Khriplovich was a Chief Researcher at the Budker Institute of Nuclear Physics, Novosibirsk, and held a Chair of Theoretical Physics at Novosibirsk State University. Dr. Khriplovich was elected to the Russian Academy of Sciences in 2000, and remained a Corresponding Member. He was awarded the 2004 Silver Dirac Medal for the Advancement of Theoretical Physics by University of New South Wales, Sydney, Australia, and shared the 2005 Pomeranchuk Prize with Arkady Vainshtein For outstanding contribution to the understanding the properties of the standard model, especially for illuminating work on weak and strong interactions of quarks, a prize awarded by the Institute of Theoretical and Experimental Physics of Moscow.

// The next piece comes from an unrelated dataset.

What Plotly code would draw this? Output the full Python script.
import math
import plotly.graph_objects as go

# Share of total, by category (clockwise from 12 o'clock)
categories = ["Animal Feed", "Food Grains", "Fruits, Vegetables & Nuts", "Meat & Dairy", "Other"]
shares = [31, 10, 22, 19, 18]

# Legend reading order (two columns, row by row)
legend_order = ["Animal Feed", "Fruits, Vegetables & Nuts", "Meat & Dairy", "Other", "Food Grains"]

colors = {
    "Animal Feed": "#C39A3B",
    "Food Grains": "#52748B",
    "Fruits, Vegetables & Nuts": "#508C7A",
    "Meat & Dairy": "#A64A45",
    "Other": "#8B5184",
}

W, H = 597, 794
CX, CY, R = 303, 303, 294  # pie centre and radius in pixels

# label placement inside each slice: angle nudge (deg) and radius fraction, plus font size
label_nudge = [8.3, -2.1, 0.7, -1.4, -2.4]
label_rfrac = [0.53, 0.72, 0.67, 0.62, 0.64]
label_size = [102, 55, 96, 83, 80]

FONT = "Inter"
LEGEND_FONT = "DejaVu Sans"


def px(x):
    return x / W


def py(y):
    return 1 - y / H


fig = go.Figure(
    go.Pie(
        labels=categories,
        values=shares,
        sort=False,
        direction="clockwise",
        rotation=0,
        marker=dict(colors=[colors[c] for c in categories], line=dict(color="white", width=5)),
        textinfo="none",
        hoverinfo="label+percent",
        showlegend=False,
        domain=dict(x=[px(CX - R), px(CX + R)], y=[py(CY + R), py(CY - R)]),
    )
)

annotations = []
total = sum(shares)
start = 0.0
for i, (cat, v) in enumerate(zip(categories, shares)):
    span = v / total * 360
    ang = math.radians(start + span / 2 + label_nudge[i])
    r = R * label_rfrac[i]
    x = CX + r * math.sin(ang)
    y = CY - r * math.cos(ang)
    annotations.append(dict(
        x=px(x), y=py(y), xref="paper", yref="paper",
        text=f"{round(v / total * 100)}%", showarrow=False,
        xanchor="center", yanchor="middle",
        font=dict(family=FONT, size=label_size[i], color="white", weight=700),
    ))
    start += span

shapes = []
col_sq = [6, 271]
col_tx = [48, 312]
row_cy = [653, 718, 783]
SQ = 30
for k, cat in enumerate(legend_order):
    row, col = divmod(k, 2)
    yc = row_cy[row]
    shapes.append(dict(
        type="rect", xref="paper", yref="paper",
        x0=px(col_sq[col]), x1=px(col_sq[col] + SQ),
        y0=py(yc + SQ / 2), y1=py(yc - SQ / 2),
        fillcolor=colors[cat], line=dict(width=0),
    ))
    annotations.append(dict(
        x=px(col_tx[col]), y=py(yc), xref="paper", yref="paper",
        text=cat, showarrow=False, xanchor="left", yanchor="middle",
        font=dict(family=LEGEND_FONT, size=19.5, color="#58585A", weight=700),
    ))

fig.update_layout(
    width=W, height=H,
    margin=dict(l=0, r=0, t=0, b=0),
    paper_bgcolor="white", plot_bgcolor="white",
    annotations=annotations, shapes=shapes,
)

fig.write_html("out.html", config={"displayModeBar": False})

Khriplovich was the first to correctly calculate the beta function for the coupling renormalization in a non-Abelian Yang–Mills theory, although at that time (1969) asymptotic freedom was not yet recognized as a property of the strong interactions.
Starting in the early-1970s he was one of the initiators of the search for parity violating effects in atoms, and he pioneered a great number of detailed calculations of the effect in various atoms, including the effect of the rotation of polarization of light in bismuth, which was the first parity violating atomic effect which was experimentally observed.[1]